例えば今回作った入れ子のスコープラベル (ペット種類::犬::マルチーズ) の場合、以下のどちらの検索条件でもヒットします。

  • ペット種類::犬::*
  • ペット種類::*

参考:Labels - Nested scopes | GitLab

同じスコープを持つスコープラベルを複数付与できないんだけど?

仕様です。

key部が同じスコープラベルを、1つのイシューや1つのマージリクエスト等に複数付与することはできません。
これはスコープラベルの仕様として、同じkey部を持つラベルは相互に排他的であるからです。
例えば、スコープラベルstatus::reviewstatus::pendingは、key部がどちらもstatusであるため、1つのイシュー、1つのマージリクエスト、1つのエピックにこれらを両方付与することはできません。

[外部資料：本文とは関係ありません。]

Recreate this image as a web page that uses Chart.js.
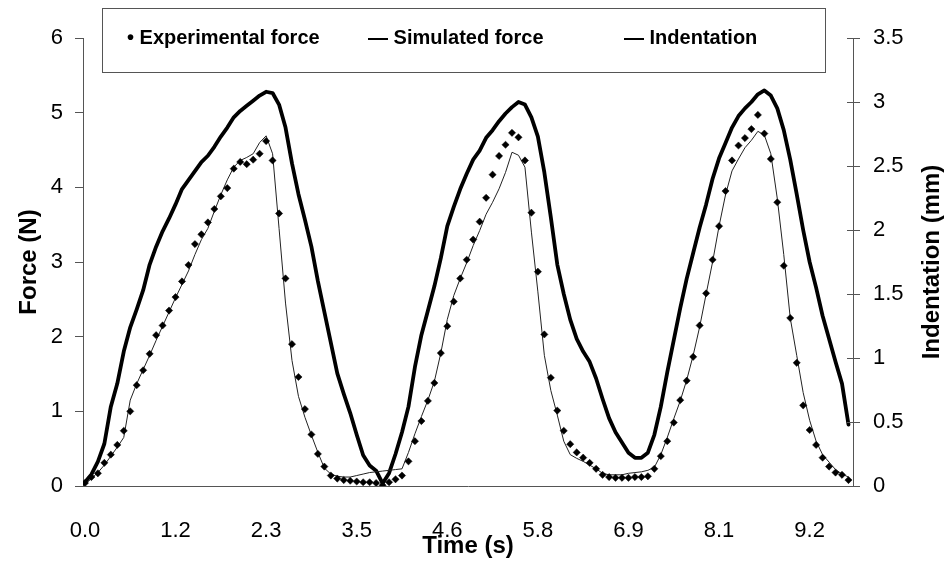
<!DOCTYPE html>
<html>
<head>
<meta charset="utf-8">
<title>Force and indentation vs time</title>
<script src="https://cdn.jsdelivr.net/npm/chart.js@4.4.1/dist/chart.umd.min.js"></script>
<style>
  html, body { margin: 0; padding: 0; background: #fff; }
  #wrap { width: 950px; height: 567px; }
</style>
</head>
<body>
<div id="wrap"><canvas id="chart" width="950" height="567"></canvas></div>
<script>
// x axis: one sample per category, a time label every 14 samples
const TIME_LABELS = ['0.0', '1.2', '2.3', '3.5', '4.6', '5.8', '6.9', '8.1', '9.2'];
const SAMPLES_PER_LABEL = 14;

// Force (N)
const EXP_FORCE = [
  0.04, 0.12, 0.17, 0.31, 0.42, 0.55, 0.74, 1.00, 1.35, 1.55,
  1.77, 2.02, 2.15, 2.35, 2.53, 2.74, 2.96, 3.24, 3.37, 3.53,
  3.71, 3.88, 3.99, 4.25, 4.34, 4.31, 4.37, 4.45, 4.62, 4.36,
  3.65, 2.78, 1.90, 1.46, 1.03, 0.69, 0.43, 0.26, 0.14, 0.10,
  0.08, 0.07, 0.06, 0.05, 0.05, 0.04, 0.01, 0.05, 0.09, 0.14,
  0.33, 0.60, 0.87, 1.14, 1.38, 1.78, 2.14, 2.47, 2.78, 3.03,
  3.30, 3.54, 3.86, 4.17, 4.42, 4.57, 4.73, 4.67, 4.36, 3.66,
  2.87, 2.03, 1.45, 1.01, 0.74, 0.56, 0.45, 0.38, 0.31, 0.23,
  0.15, 0.12, 0.11, 0.11, 0.11, 0.12, 0.12, 0.13, 0.23, 0.40,
  0.60, 0.85, 1.15, 1.41, 1.73, 2.15, 2.58, 3.03, 3.48, 3.95,
  4.36, 4.56, 4.66, 4.78, 4.97, 4.72, 4.38, 3.80, 2.95, 2.25,
  1.65, 1.08, 0.75, 0.55, 0.38, 0.26, 0.18, 0.15, 0.08,
];

const SIM_FORCE = [
  0.02, 0.10, 0.18, 0.28, 0.40, 0.52, 0.65, 1.15, 1.37, 1.56,
  1.75, 1.95, 2.14, 2.33, 2.52, 2.70, 2.88, 3.10, 3.30, 3.45,
  3.68, 3.90, 4.10, 4.27, 4.36, 4.40, 4.45, 4.60, 4.69, 4.45,
  3.45, 2.45, 1.68, 1.20, 0.92, 0.68, 0.45, 0.24, 0.16, 0.13,
  0.12, 0.12, 0.14, 0.16, 0.18, 0.19, 0.20, 0.21, 0.22, 0.23,
  0.45, 0.70, 0.93, 1.15, 1.40, 1.78, 2.23, 2.55, 2.78, 2.99,
  3.22, 3.42, 3.64, 3.80, 3.98, 4.20, 4.47, 4.43, 4.27, 3.40,
  2.60, 1.75, 1.28, 0.95, 0.60, 0.42, 0.37, 0.33, 0.28, 0.23,
  0.17, 0.15, 0.15, 0.15, 0.17, 0.18, 0.19, 0.21, 0.25, 0.42,
  0.65, 0.90, 1.14, 1.42, 1.75, 2.13, 2.57, 3.00, 3.48, 3.90,
  4.22, 4.38, 4.53, 4.63, 4.75, 4.70, 4.45, 3.85, 3.10, 2.25,
  1.75, 1.25, 0.88, 0.60, 0.42, 0.32, 0.22, 0.16, 0.12,
];

// Indentation (mm), right axis
const INDENTATION = [
  0.03, 0.09, 0.19, 0.33, 0.62, 0.80, 1.05, 1.24, 1.38, 1.53,
  1.73, 1.87, 1.99, 2.09, 2.20, 2.32, 2.39, 2.46, 2.53, 2.58,
  2.65, 2.73, 2.80, 2.88, 2.93, 2.97, 3.01, 3.05, 3.08, 3.07,
  2.98, 2.80, 2.52, 2.28, 2.08, 1.87, 1.60, 1.36, 1.12, 0.88,
  0.72, 0.57, 0.40, 0.24, 0.16, 0.12, 0.02, 0.10, 0.25, 0.42,
  0.62, 0.93, 1.18, 1.37, 1.56, 1.78, 2.03, 2.18, 2.32, 2.44,
  2.55, 2.62, 2.72, 2.78, 2.85, 2.91, 2.96, 3.00, 2.98, 2.88,
  2.73, 2.45, 2.10, 1.73, 1.50, 1.30, 1.15, 1.05, 0.97, 0.84,
  0.68, 0.53, 0.42, 0.34, 0.26, 0.22, 0.22, 0.26, 0.40, 0.62,
  0.89, 1.14, 1.39, 1.62, 1.82, 2.02, 2.20, 2.40, 2.56, 2.68,
  2.80, 2.89, 2.95, 3.00, 3.06, 3.09, 3.05, 2.95, 2.78, 2.55,
  2.28, 2.00, 1.75, 1.55, 1.33, 1.15, 0.97, 0.80, 0.48,
];

const LEGEND_ITEMS = ['• Experimental force', '— Simulated force', '— Indentation'];
const RIGHT_TITLE = 'Indentation (mm)';

const FONT = "'Liberation Sans', Arial, sans-serif";
const AXIS_COLOR = '#555';

// boxed legend sitting over the top of the plot
const legendBox = {
  id: 'legendBox',
  afterDraw(chart) {
    const ctx = chart.ctx;
    const xs = [127, 368, 624];
    ctx.save();
    ctx.fillStyle = '#fff';
    ctx.strokeStyle = AXIS_COLOR;
    ctx.lineWidth = 1;
    ctx.fillRect(102.5, 8.5, 723, 64);
    ctx.strokeRect(102.5, 8.5, 723, 64);
    ctx.fillStyle = '#000';
    ctx.font = `bold 20px ${FONT}`;
    ctx.textBaseline = 'middle';
    LEGEND_ITEMS.forEach((t, i) => ctx.fillText(t, xs[i], 38));
    ctx.restore();
  },
};

// right axis: ticks cross the line, title reads bottom-to-top like Excel
const rightAxisExtras = {
  id: 'rightAxisExtras',
  afterDraw(chart) {
    const s = chart.scales.y2;
    const ctx = chart.ctx;
    ctx.save();
    ctx.strokeStyle = AXIS_COLOR;
    ctx.lineWidth = 1;
    ctx.beginPath();
    s.ticks.forEach((t) => {
      const y = Math.round(s.getPixelForValue(t.value)) + 0.5;
      ctx.moveTo(s.left - 6, y);
      ctx.lineTo(s.left, y);
    });
    ctx.stroke();

    const area = chart.chartArea;
    ctx.translate(932, (area.top + area.bottom) / 2);
    ctx.rotate(-Math.PI / 2);
    ctx.fillStyle = '#000';
    ctx.font = `bold 24px ${FONT}`;
    ctx.textAlign = 'center';
    ctx.textBaseline = 'middle';
    ctx.fillText(RIGHT_TITLE, 0, 0);
    ctx.restore();
  },
};

new Chart(document.getElementById('chart'), {
  type: 'line',
  data: {
    labels: EXP_FORCE.map((_, i) => i),
    datasets: [
      {
        label: 'Experimental force',
        data: EXP_FORCE,
        yAxisID: 'y',
        showLine: false,
        pointStyle: 'rectRot',
        pointRadius: 3.6,
        pointBackgroundColor: '#000',
        pointBorderColor: '#000',
        pointBorderWidth: 0.5,
        order: 0,
      },
      {
        label: 'Simulated force',
        data: SIM_FORCE,
        yAxisID: 'y',
        borderColor: '#222',
        borderWidth: 1,
        pointRadius: 0,
        tension: 0,
        order: 1,
      },
      {
        label: 'Indentation',
        data: INDENTATION,
        yAxisID: 'y2',
        borderColor: '#000',
        borderWidth: 3.8,
        borderJoinStyle: 'round',
        borderCapStyle: 'round',
        pointRadius: 0,
        tension: 0,
        order: 2,
      },
    ],
  },
  options: {
    responsive: false,
    animation: false,
    events: [],
    layout: { padding: { top: 38, left: 0, right: 0, bottom: 0 } },
    plugins: { legend: { display: false }, tooltip: { enabled: false } },
    scales: {
      x: {
        type: 'linear',
        min: -0.3,
        max: 118.7,
        afterBuildTicks: (s) => {
          s.ticks = TIME_LABELS.map((_, k) => ({ value: k * SAMPLES_PER_LABEL }));
        },
        afterFit: (s) => { s.height = 81; },
        grid: { display: false },
        border: { display: true, color: AXIS_COLOR },
        ticks: {
          autoSkip: false,
          maxRotation: 0,
          padding: 24,
          color: '#000',
          font: { family: FONT, size: 22 },
          callback: (v) => TIME_LABELS[v / SAMPLES_PER_LABEL],
        },
        title: {
          display: true,
          text: 'Time (s)',
          color: '#000',
          font: { family: FONT, size: 24, weight: 'bold' },
          padding: { top: 0, bottom: 6 },
        },
      },
      y: {
        position: 'left',
        min: 0,
        max: 6,
        afterFit: (s) => { s.width = 83; },
        grid: { drawOnChartArea: false, tickLength: 8, color: AXIS_COLOR },
        border: { display: true, color: AXIS_COLOR },
        ticks: { stepSize: 1, padding: 12, color: '#000', font: { family: FONT, size: 22 } },
        title: {
          display: true,
          text: 'Force (N)',
          color: '#000',
          font: { family: FONT, size: 24, weight: 'bold' },
          padding: { top: 15, bottom: 0 },
        },
      },
      y2: {
        position: 'right',
        min: 0,
        max: 3.5,
        afterFit: (s) => { s.width = 97; },
        grid: { drawOnChartArea: false, tickLength: 7, color: AXIS_COLOR },
        border: { display: true, color: AXIS_COLOR },
        ticks: {
          stepSize: 0.5,
          padding: 13,
          color: '#000',
          font: { family: FONT, size: 22 },
          callback: (v) => String(Math.round(v * 10) / 10),
        },
      },
    },
  },
  plugins: [legendBox, rightAxisExtras],
});
</script>
</body>
</html>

つまり、複数付与する可能性のある要素をスコープラベルのkey部に指定すべきではないと言えます。
スコープラベルはこの仕様を考慮して設計すると良いでしょう。

最後に

この度はGitもCI/CDもよくわかっていないど素人SEによるGitLab検証ブログをお読みいただき、誠にありがとうございます。
このブログの目標は以下のとおりでしたが、皆さまはいかがでしたでしょうか。


今回のゴール
  • GitLabのラベルの概要と効果について理解する。
  • GitLabでラベルを作成してみる。
  • GitLabのスコープラベル (有償版限定の機能) について理解する。

ラベルは付加情報を見やすくする・検索しやすくする・追跡しやすくするという、いいこと目白押しの機能です。
(というかラベルをうまく使わないと、正直なところプロジェクトのイシューとかがごちゃごちゃになりやすいような気がします…。)
ラベルは非常にシンプルな機能なので、ユーザー自身や企業の開発ルールを反映しやすいところも魅力の一つです。
GitLabを検討中の方はもちろん、現在GitLabをご利用中でラベルを使っていらっしゃらない方は、是非ラベルの機能をお試しください。

この記事がGitLabを触り始めた方の一助となれば幸いにございます。